The insurance company also asked for our assistance in improving their lead scoring process using machine learning. The client had observed that not all leads were of equal value. They noted that their agents could spend up to three hours making cold calls to potential leads and only sell one policy. Conversely, on another day, the same agent could sell two or three policies within just 30 minutes of a call. The client wanted to streamline their lead scoring process to better identify leads that were more likely to convert into customers and reduce the time and effort spent on leads that were less likely to convert.


ML Powered Lead Scoring Solution

After consulting with the insurance company, we decided to develop a predictive Lead Scoring model that could forecast the likelihood of a lead converting into a customer and finally purchasing a policy. This would enable insurance agents to prioritize leads with high scores, saving time and resources.

To build the solution we took the following steps:

  • We began by collecting data from various sources, including the lead source, lead behavior, historical quotes, demographics, policy information, and contact data.
  • Our data engineers opted to use gradient boosting techniques due to the tabular nature of the data, numerous categorical features, and binary target (converted vs. not converted and sold vs not sold).

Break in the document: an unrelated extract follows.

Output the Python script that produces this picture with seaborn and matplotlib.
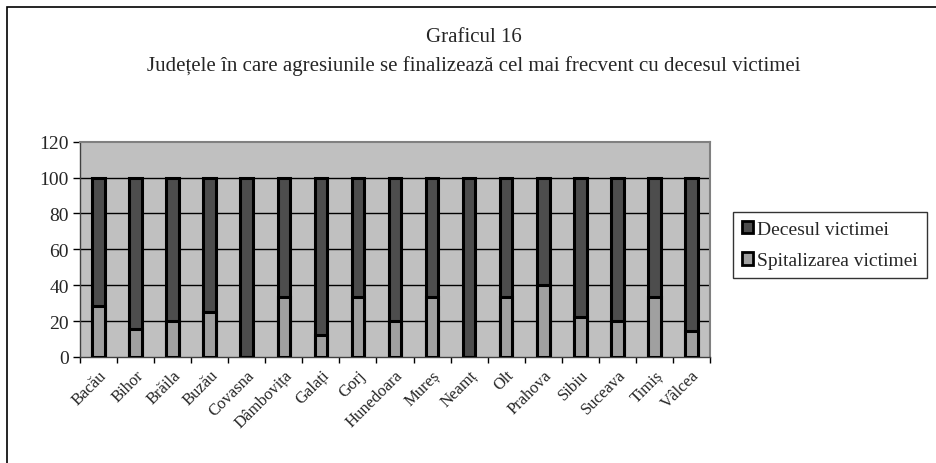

During this stage, we encountered issues with:

  • Missing data and historical factors, such as modifications in business processes.
  • Discontinued partnerships, and the addition of new policies.

To address these problems, our engineers developed a Python module that contained various blocks, such as:

  • Feature Extraction from text and time data
  • Grouping of similar records to avoid model uncertainty
  • Cleaning of data, including replacing missing values and removing anomalies and outliers.

This approach enabled our data scientists to overcome data challenges and gain insights that improved the data collection logic and strengthened the ML lead scoring solution.

ML based Lead Efficacy Solution:

Our second solution aimed to improve lead efficiency through the use of the same features as before, with a different target variable. This time, we aimed to predict a continuous score, representing the number of sold policies by the call time spent on the lead by insurance agents. However, we encountered issues related to messy data related to call duration, including answering machine data and poor aggregation.

To solve this problem, we employed

  • Python module for data cleaning.
  • Designing appropriate training, validation, and testing datasets for the lead efficiency model.
  • To address the problem of imbalanced data and the situation where most of our scores equaled zero, we used only converted leads in training data.

We encountered another challenge in testing and validation. We couldn't use only converted leads because we couldn't know whether leads were sold while the model was still running a prediction for lead efficiency. To address this, we used the previous lead scoring model to test only those leads with high scores predicted by the ML model, reducing the number of non-sold leads and achieving better business metrics results.

Business Value:

  • We developed a highly accurate ML-based lead scoring model that allows the insurance company to group leads by their probability of being sold.
  • The top group with 80% or higher probability has an expected conversion rate 3.5 times higher than average, while the bottom group with 20% or lower probability has a conversion rate 5 times lower than average.
  • This scoring system eliminates guesswork and prevents wasting resources on leads that are unlikely to convert. The ML model also predicts lead quality, which is essential for insurance companies, as it affects future sales success.

By using our models, agents save time and focus on leads with high conversion potential, optimizing sales workflow and performance. We also deployed the models using AIQ a proprietary MLOPs platform of Predera and integrated them into the customer's system to avoid any integration challenges. We provide maintenance support and are available to fine-tune or retrain the models if needed.